» What you are asked to do
Beginning at the first line of the data, print each line exactly, stopping after the line that contains "pi3k_mkn_top = [1.065, 0.979, 0.696]".

» Supplied information
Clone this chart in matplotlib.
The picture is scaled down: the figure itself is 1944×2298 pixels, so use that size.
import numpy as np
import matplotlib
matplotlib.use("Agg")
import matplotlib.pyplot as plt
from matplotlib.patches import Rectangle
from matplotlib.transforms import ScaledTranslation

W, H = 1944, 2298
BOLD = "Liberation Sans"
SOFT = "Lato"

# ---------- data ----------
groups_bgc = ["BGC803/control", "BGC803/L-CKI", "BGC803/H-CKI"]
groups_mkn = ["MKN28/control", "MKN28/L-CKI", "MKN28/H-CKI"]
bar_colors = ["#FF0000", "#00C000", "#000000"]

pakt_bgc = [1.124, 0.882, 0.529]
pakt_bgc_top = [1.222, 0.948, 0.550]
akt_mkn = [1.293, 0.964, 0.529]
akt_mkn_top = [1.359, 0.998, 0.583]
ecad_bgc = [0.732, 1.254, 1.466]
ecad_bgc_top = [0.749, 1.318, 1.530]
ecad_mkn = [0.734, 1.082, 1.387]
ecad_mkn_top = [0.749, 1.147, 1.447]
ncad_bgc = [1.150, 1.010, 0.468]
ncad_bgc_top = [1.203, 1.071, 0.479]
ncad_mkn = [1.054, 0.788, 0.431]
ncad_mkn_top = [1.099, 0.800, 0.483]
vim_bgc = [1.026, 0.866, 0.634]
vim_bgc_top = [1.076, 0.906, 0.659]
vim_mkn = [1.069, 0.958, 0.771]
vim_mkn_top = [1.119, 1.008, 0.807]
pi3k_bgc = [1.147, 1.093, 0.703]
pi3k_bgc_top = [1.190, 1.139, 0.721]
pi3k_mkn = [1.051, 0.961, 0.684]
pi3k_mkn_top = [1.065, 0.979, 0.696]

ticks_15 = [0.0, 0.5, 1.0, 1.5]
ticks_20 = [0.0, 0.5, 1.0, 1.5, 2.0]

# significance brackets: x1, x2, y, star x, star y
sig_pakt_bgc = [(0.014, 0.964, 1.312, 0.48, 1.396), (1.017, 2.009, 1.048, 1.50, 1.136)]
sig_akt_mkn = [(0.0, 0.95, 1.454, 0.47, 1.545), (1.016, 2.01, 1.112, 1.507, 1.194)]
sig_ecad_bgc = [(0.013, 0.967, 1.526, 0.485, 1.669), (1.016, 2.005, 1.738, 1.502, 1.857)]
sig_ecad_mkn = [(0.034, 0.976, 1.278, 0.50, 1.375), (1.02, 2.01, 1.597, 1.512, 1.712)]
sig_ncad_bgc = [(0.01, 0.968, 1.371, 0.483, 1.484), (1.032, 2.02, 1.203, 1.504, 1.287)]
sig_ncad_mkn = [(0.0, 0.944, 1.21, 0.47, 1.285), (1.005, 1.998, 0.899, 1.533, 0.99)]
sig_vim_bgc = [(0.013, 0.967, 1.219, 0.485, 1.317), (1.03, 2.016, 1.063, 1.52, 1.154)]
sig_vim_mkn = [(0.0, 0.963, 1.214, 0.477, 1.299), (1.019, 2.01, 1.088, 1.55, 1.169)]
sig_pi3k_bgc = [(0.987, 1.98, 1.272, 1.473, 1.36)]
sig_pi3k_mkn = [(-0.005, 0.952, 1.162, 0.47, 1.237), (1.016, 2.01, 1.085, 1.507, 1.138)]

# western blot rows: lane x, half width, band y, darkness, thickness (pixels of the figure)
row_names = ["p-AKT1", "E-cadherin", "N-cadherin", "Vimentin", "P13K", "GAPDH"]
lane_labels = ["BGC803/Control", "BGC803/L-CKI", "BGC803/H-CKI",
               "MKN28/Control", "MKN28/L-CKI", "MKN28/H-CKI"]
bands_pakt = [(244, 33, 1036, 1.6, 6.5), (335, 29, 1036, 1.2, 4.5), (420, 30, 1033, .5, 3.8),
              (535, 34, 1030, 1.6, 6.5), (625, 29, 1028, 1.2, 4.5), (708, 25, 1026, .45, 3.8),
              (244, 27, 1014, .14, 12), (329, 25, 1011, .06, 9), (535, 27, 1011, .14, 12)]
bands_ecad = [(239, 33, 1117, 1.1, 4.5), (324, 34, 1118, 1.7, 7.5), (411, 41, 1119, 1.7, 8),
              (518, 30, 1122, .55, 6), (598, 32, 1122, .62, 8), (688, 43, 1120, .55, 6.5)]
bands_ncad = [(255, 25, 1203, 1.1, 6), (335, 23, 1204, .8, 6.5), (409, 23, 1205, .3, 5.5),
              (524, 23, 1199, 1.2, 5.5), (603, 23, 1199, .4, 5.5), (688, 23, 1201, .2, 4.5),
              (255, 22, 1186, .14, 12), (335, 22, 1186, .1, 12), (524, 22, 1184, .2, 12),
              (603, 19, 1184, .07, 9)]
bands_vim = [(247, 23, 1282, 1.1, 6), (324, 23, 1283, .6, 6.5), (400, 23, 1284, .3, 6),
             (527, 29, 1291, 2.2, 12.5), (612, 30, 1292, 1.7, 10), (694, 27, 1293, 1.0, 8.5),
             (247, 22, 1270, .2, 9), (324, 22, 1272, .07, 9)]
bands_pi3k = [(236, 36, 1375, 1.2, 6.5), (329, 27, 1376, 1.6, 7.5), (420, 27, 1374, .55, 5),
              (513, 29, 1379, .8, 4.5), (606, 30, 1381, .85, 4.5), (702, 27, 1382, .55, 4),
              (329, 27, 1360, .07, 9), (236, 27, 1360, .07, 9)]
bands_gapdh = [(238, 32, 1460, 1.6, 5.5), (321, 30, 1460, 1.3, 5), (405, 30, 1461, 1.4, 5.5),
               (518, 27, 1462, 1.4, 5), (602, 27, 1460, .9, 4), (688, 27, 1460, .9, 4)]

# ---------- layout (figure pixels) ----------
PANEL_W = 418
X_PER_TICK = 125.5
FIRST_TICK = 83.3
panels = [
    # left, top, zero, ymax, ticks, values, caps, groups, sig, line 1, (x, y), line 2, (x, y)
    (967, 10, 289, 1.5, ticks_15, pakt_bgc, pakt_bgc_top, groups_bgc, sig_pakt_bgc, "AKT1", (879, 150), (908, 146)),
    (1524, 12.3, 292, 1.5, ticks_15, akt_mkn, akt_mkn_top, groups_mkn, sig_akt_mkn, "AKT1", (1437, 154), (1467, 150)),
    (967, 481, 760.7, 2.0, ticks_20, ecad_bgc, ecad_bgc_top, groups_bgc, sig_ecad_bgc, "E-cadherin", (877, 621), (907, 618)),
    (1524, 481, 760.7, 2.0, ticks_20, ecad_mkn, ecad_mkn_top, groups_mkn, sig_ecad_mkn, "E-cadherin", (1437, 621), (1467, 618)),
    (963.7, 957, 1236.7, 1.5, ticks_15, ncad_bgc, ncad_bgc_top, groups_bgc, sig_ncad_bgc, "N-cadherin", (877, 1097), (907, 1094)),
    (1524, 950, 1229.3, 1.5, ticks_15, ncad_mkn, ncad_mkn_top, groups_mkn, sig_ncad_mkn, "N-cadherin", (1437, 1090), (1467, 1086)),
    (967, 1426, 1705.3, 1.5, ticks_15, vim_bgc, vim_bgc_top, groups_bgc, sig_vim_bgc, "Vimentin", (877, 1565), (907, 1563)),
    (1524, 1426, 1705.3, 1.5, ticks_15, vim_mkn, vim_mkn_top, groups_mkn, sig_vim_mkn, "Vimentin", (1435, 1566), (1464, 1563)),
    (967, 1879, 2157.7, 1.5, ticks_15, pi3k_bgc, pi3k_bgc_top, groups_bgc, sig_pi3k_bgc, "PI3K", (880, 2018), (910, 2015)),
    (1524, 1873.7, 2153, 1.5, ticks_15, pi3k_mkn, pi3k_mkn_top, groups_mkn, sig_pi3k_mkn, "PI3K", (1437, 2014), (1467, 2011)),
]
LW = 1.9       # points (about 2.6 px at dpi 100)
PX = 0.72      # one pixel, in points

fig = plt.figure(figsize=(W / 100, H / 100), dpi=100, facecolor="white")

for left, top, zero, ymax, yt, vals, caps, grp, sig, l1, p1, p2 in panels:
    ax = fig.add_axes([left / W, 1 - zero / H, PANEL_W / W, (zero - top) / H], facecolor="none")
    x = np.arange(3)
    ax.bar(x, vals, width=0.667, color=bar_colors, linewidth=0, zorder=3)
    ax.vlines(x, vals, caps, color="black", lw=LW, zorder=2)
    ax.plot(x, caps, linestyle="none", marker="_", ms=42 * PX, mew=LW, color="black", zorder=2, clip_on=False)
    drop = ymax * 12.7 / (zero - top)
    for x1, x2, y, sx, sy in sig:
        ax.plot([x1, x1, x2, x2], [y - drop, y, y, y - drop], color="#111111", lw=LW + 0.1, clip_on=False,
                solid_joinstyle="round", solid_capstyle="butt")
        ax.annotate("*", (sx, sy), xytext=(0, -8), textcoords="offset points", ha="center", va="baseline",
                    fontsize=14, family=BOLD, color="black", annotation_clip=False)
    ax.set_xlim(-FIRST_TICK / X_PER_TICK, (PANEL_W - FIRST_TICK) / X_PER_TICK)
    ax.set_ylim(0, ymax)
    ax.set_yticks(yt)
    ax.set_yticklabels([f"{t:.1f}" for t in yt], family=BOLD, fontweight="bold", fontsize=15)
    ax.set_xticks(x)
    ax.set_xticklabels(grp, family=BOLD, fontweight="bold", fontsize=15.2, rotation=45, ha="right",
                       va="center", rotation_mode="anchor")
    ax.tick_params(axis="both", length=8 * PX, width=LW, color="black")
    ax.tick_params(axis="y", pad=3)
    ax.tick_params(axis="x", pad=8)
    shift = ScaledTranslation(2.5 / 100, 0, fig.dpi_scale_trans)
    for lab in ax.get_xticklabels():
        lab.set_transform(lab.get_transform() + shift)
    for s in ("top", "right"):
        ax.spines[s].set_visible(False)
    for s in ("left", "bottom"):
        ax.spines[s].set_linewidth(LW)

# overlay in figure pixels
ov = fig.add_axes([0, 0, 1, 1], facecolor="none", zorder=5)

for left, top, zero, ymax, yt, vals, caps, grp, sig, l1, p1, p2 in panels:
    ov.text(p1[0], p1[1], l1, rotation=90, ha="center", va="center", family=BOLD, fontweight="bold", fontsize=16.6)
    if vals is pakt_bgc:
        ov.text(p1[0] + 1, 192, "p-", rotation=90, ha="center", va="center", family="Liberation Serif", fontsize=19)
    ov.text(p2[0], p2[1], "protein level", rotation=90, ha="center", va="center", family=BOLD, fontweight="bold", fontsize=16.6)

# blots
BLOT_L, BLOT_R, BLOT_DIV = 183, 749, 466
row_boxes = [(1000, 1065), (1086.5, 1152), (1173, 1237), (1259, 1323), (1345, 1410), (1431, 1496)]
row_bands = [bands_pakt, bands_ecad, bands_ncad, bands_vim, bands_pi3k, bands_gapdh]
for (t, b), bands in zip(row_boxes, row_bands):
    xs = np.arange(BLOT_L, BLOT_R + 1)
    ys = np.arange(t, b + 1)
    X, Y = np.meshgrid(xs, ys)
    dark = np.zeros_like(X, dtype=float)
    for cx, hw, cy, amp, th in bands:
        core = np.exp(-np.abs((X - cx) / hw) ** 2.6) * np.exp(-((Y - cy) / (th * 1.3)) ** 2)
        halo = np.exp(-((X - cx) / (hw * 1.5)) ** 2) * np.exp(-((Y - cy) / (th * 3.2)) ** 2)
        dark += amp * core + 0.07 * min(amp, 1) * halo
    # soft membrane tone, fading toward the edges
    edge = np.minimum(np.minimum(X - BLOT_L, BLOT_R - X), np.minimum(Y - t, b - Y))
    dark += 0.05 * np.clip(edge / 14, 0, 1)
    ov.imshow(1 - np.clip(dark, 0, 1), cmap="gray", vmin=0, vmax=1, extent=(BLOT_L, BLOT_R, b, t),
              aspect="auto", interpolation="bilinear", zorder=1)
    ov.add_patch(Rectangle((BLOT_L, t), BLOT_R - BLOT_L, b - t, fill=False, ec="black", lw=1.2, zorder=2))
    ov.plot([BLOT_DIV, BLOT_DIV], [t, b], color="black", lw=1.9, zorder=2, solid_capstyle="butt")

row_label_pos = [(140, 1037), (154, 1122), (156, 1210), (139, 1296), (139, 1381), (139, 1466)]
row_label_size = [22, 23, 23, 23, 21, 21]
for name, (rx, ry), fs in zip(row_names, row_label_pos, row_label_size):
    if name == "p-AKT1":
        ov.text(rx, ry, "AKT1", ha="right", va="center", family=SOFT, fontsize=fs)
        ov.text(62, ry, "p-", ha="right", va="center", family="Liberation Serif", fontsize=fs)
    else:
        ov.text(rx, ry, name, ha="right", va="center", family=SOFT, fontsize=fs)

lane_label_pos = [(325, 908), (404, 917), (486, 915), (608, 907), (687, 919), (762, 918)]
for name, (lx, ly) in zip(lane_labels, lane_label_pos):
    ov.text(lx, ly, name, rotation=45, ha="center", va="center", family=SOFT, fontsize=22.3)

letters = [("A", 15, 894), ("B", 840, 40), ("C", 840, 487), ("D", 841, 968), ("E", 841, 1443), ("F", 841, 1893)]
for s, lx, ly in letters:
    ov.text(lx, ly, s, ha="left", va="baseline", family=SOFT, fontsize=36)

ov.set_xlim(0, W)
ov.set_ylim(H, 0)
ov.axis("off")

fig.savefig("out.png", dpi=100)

» Complete response
Clone this chart in matplotlib.
The picture is scaled down: the figure itself is 1944×2298 pixels, so use that size.
import numpy as np
import matplotlib
matplotlib.use("Agg")
import matplotlib.pyplot as plt
from matplotlib.patches import Rectangle
from matplotlib.transforms import ScaledTranslation

W, H = 1944, 2298
BOLD = "Liberation Sans"
SOFT = "Lato"

# ---------- data ----------
groups_bgc = ["BGC803/control", "BGC803/L-CKI", "BGC803/H-CKI"]
groups_mkn = ["MKN28/control", "MKN28/L-CKI", "MKN28/H-CKI"]
bar_colors = ["#FF0000", "#00C000", "#000000"]

pakt_bgc = [1.124, 0.882, 0.529]
pakt_bgc_top = [1.222, 0.948, 0.550]
akt_mkn = [1.293, 0.964, 0.529]
akt_mkn_top = [1.359, 0.998, 0.583]
ecad_bgc = [0.732, 1.254, 1.466]
ecad_bgc_top = [0.749, 1.318, 1.530]
ecad_mkn = [0.734, 1.082, 1.387]
ecad_mkn_top = [0.749, 1.147, 1.447]
ncad_bgc = [1.150, 1.010, 0.468]
ncad_bgc_top = [1.203, 1.071, 0.479]
ncad_mkn = [1.054, 0.788, 0.431]
ncad_mkn_top = [1.099, 0.800, 0.483]
vim_bgc = [1.026, 0.866, 0.634]
vim_bgc_top = [1.076, 0.906, 0.659]
vim_mkn = [1.069, 0.958, 0.771]
vim_mkn_top = [1.119, 1.008, 0.807]
pi3k_bgc = [1.147, 1.093, 0.703]
pi3k_bgc_top = [1.190, 1.139, 0.721]
pi3k_mkn = [1.051, 0.961, 0.684]
pi3k_mkn_top = [1.065, 0.979, 0.696]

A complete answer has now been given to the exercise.